(DATASET CONTENT):
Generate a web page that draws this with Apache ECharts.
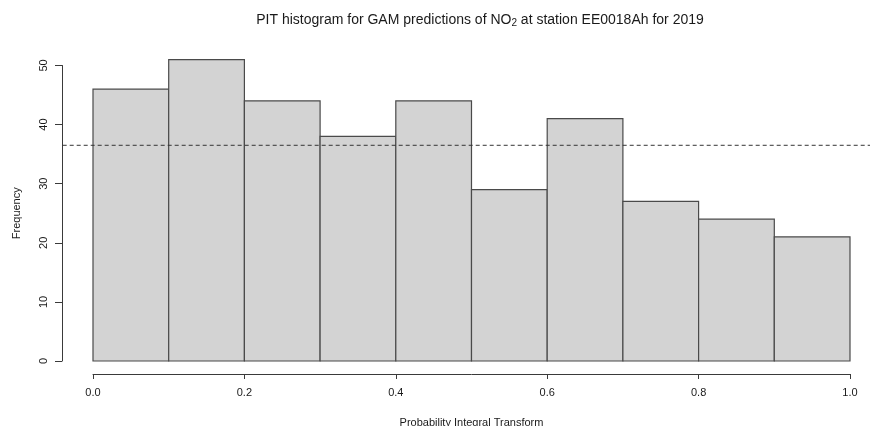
<!DOCTYPE html>
<html>
<head>
<meta charset="utf-8">
<script src="https://cdn.jsdelivr.net/npm/echarts@6/dist/echarts.min.js"></script>
<style>
  html, body { margin: 0; padding: 0; background: #fff; }
  #chart { width: 870px; height: 426px; }
</style>
</head>
<body>
<div id="chart"></div>
<script>
// PIT histogram bins (left edge, right edge) and counts
const binStarts = [0.0, 0.1, 0.2, 0.3, 0.4, 0.5, 0.6, 0.7, 0.8, 0.9];
const binEnds   = [0.1, 0.2, 0.3, 0.4, 0.5, 0.6, 0.7, 0.8, 0.9, 1.0];
const counts    = [46, 51, 44, 38, 44, 29, 41, 27, 24, 21];
const xTicks    = [0.0, 0.2, 0.4, 0.6, 0.8, 1.0];
const yTicks    = [0, 10, 20, 30, 40, 50];

// Expected count per bin under a uniform PIT
const total = counts.reduce((a, b) => a + b, 0);
const expected = total / counts.length;

const FONT = 'Liberation Sans, Arial, sans-serif';
const AXIS = '#3a3a3a';
const TEXT = '#1a1a1a';

const chart = echarts.init(document.getElementById('chart'), null, { renderer: 'canvas' });

const barData = binStarts.map((s, i) => [s, binEnds[i], counts[i]]);

chart.setOption({
  animation: false,
  backgroundColor: '#ffffff',
  title: {
    text: 'PIT histogram for GAM predictions of NO{sub|2} at station EE0018Ah for 2019',
    left: 475,
    textAlign: 'center',
    top: 7,
    textStyle: {
      fontFamily: FONT, fontSize: 14, fontWeight: 'normal', color: TEXT,
      rich: { sub: { fontFamily: FONT, fontSize: 10, color: TEXT, verticalAlign: 'bottom', padding: [6, 0, 0, 0] } }
    }
  },
  grid: [
    { left: 93, right: 20, top: 65.5, bottom: 65, containLabel: false, outerBoundsMode: 'none' },
    { left: 62.7, width: 817.3, top: 65.5, bottom: 65, containLabel: false, outerBoundsMode: 'none' }
  ],
  xAxis: [
    {
      type: 'value', gridIndex: 0, min: 0, max: 1, interval: 0.2,
      offset: 13,
      axisLine: { show: true, onZero: false, lineStyle: { color: AXIS, width: 1 } },
      axisTick: { show: true, length: 5, lineStyle: { color: AXIS } },
      splitLine: { show: false },
      axisLabel: {
        fontFamily: FONT, fontSize: 11, color: TEXT, margin: 13,
        formatter: v => xTicks.some(t => Math.abs(t - v) < 1e-9) ? v.toFixed(1) : ''
      },
      name: 'Probability Integral Transform',
      nameLocation: 'middle', nameGap: 43,
      nameTextStyle: { fontFamily: FONT, fontSize: 11, color: TEXT }
    },
    { type: 'value', gridIndex: 1, min: -0.04, max: 1.04, show: false }
  ],
  yAxis: [
    {
      type: 'value', gridIndex: 0, min: 0, max: 50, interval: 10,
      offset: 31,
      axisLine: { show: true, onZero: false, lineStyle: { color: AXIS, width: 1 } },
      axisTick: { show: true, length: 7, lineStyle: { color: AXIS } },
      splitLine: { show: false },
      axisLabel: {
        fontFamily: FONT, fontSize: 11, color: TEXT, rotate: 90, margin: 13,
        formatter: v => yTicks.includes(v) ? String(v) : ''
      },
      name: 'Frequency',
      nameLocation: 'middle', nameRotate: 90, nameGap: 40,
      nameTextStyle: { fontFamily: FONT, fontSize: 11, color: TEXT }
    },
    { type: 'value', gridIndex: 1, min: 0, max: 50, show: false }
  ],
  series: [
    {
      type: 'custom',
      xAxisIndex: 0, yAxisIndex: 0,
      data: barData,
      renderItem: function (params, api) {
        const p0 = api.coord([api.value(0), api.value(2)]);
        const p1 = api.coord([api.value(1), 0]);
        return {
          type: 'rect',
          shape: { x: p0[0], y: p0[1], width: p1[0] - p0[0], height: p1[1] - p0[1] },
          style: { fill: '#d3d3d3', stroke: '#4a4a4a', lineWidth: 1.2 }
        };
      }
    },
    {
      type: 'line',
      xAxisIndex: 1, yAxisIndex: 1,
      data: [[-0.04, expected], [1.04, expected]],
      symbol: 'none',
      clip: false,
      lineStyle: { color: '#333', width: 1, type: [4, 3] }
    }
  ]
});
</script>
</body>
</html>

(STATED TASK):
Quote each line of the listing exactly, but leave the pictures out.

(FULL SOLUTION):
Generate a web page that draws this with Apache ECharts.
<!DOCTYPE html>
<html>
<head>
<meta charset="utf-8">
<script src="https://cdn.jsdelivr.net/npm/echarts@6/dist/echarts.min.js"></script>
<style>
  html, body { margin: 0; padding: 0; background: #fff; }
  #chart { width: 870px; height: 426px; }
</style>
</head>
<body>
<div id="chart"></div>
<script>
// PIT histogram bins (left edge, right edge) and counts
const binStarts = [0.0, 0.1, 0.2, 0.3, 0.4, 0.5, 0.6, 0.7, 0.8, 0.9];
const binEnds   = [0.1, 0.2, 0.3, 0.4, 0.5, 0.6, 0.7, 0.8, 0.9, 1.0];
const counts    = [46, 51, 44, 38, 44, 29, 41, 27, 24, 21];
const xTicks    = [0.0, 0.2, 0.4, 0.6, 0.8, 1.0];
const yTicks    = [0, 10, 20, 30, 40, 50];

// Expected count per bin under a uniform PIT
const total = counts.reduce((a, b) => a + b, 0);
const expected = total / counts.length;

const FONT = 'Liberation Sans, Arial, sans-serif';
const AXIS = '#3a3a3a';
const TEXT = '#1a1a1a';

const chart = echarts.init(document.getElementById('chart'), null, { renderer: 'canvas' });

const barData = binStarts.map((s, i) => [s, binEnds[i], counts[i]]);

chart.setOption({
  animation: false,
  backgroundColor: '#ffffff',
  title: {
    text: 'PIT histogram for GAM predictions of NO{sub|2} at station EE0018Ah for 2019',
    left: 475,
    textAlign: 'center',
    top: 7,
    textStyle: {
      fontFamily: FONT, fontSize: 14, fontWeight: 'normal', color: TEXT,
      rich: { sub: { fontFamily: FONT, fontSize: 10, color: TEXT, verticalAlign: 'bottom', padding: [6, 0, 0, 0] } }
    }
  },
  grid: [
    { left: 93, right: 20, top: 65.5, bottom: 65, containLabel: false, outerBoundsMode: 'none' },
    { left: 62.7, width: 817.3, top: 65.5, bottom: 65, containLabel: false, outerBoundsMode: 'none' }
  ],
  xAxis: [
    {
      type: 'value', gridIndex: 0, min: 0, max: 1, interval: 0.2,
      offset: 13,
      axisLine: { show: true, onZero: false, lineStyle: { color: AXIS, width: 1 } },
      axisTick: { show: true, length: 5, lineStyle: { color: AXIS } },
      splitLine: { show: false },
      axisLabel: {
        fontFamily: FONT, fontSize: 11, color: TEXT, margin: 13,
        formatter: v => xTicks.some(t => Math.abs(t - v) < 1e-9) ? v.toFixed(1) : ''
      },
      name: 'Probability Integral Transform',
      nameLocation: 'middle', nameGap: 43,
      nameTextStyle: { fontFamily: FONT, fontSize: 11, color: TEXT }
    },
    { type: 'value', gridIndex: 1, min: -0.04, max: 1.04, show: false }
  ],
  yAxis: [
    {
      type: 'value', gridIndex: 0, min: 0, max: 50, interval: 10,
      offset: 31,
      axisLine: { show: true, onZero: false, lineStyle: { color: AXIS, width: 1 } },
      axisTick: { show: true, length: 7, lineStyle: { color: AXIS } },
      splitLine: { show: false },
      axisLabel: {
        fontFamily: FONT, fontSize: 11, color: TEXT, rotate: 90, margin: 13,
        formatter: v => yTicks.includes(v) ? String(v) : ''
      },
      name: 'Frequency',
      nameLocation: 'middle', nameRotate: 90, nameGap: 40,
      nameTextStyle: { fontFamily: FONT, fontSize: 11, color: TEXT }
    },
    { type: 'value', gridIndex: 1, min: 0, max: 50, show: false }
  ],
  series: [
    {
      type: 'custom',
      xAxisIndex: 0, yAxisIndex: 0,
      data: barData,
      renderItem: function (params, api) {
        const p0 = api.coord([api.value(0), api.value(2)]);
        const p1 = api.coord([api.value(1), 0]);
        return {
          type: 'rect',
          shape: { x: p0[0], y: p0[1], width: p1[0] - p0[0], height: p1[1] - p0[1] },
          style: { fill: '#d3d3d3', stroke: '#4a4a4a', lineWidth: 1.2 }
        };
      }
    },
    {
      type: 'line',
      xAxisIndex: 1, yAxisIndex: 1,
      data: [[-0.04, expected], [1.04, expected]],
      symbol: 'none',
      clip: false,
      lineStyle: { color: '#333', width: 1, type: [4, 3] }
    }
  ]
});
</script>
</body>
</html>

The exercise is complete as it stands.